NANTICOKE, Pa. -- A project to replace miles of water mains started Thursday in Luzerne County. Pennsylvania American Water expects to replace two miles of underground water mains throughout Luzerne County this fall.

The goal is to prevent old lines from breaking and improve water quality.

Contractors used heavy equipment to tear up streets in the Honey Pot section of Nanticoke as they began replacing water mains -- part of a $1.7 million project.

Pennsylvania American Water says the work here and in three other communities will improve reliability, reduce disruptions, and provide better pressure for firefighting.

"Each year, we take a look at our system and where we have a history of main breaks or water quality issues, and that's where we focus our investments every year," said Pennsylvania American Water official Susan Turcmanovich.

People who live in this part of Nanticoke say they're no strangers to water main breaks.

"It was a few months ago and we were out of water until they got it fixed," Jeffrey Capps said.

"We weren't able to take showers or anything and the toilet water was dirty. It was kind of weird so I couldn't brush my teeth or anything," Alexis Nedolny said.

Pennsylvania American Water says these new pipes will replace water mains that date back to the 1880s.

"In this area in Luzerne and Lackawanna Counties, we have about 1,700 miles of pipe and we're on a cycle where we replace about one percent of that every year," Turcmanovich said.

Once work in Nanticoke is complete, the project will move to Swoyersville, Larksville, and Plymouth.

Here are the streets affected:

Larksville

  • Harris Street
  • Carver Street
  • Coxe Street

Nanticoke

  • Keech Street
  • Susquehanna Avenue

Plymouth

  • East Railroad Street
  • Beade Street
  • Sweitzer Lane

Swoyersville

  • Church Street
  • Avenue A
  • Avenue B
  • Oliver Street
  • Park Avenue
  • Bond Avenue
  • Stock Avenue

"Customers will not see any disruption in their service. We will get to a point where we will need to transfer their line to the new main, and at that point, they might just be out of water for a few hours," Turcmanovich explained.

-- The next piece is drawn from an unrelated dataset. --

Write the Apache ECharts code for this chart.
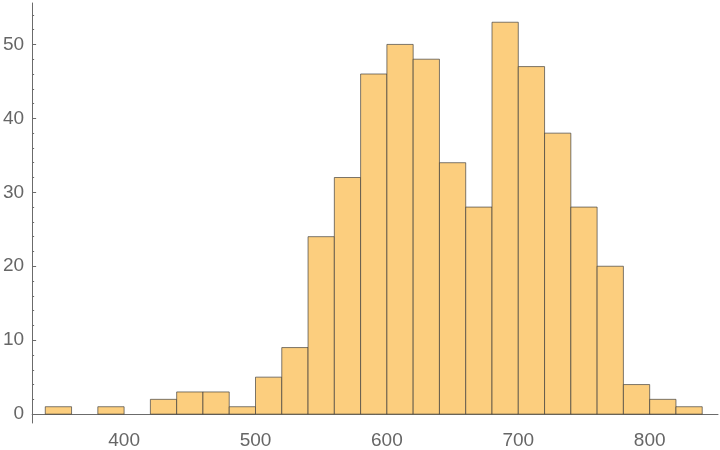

The company hopes to finish the water main replacements before the end of the year. Repaving the streets will likely have to wait until the spring.

2 comments

  • George Lamprinos

    Wow. I’m impressed. Mostly these water companies never upgrade infrastructure. They’re usually in break/fix mode, like Scranton. This water company is actually doing preventive maintenance and installing upgrades. Good job!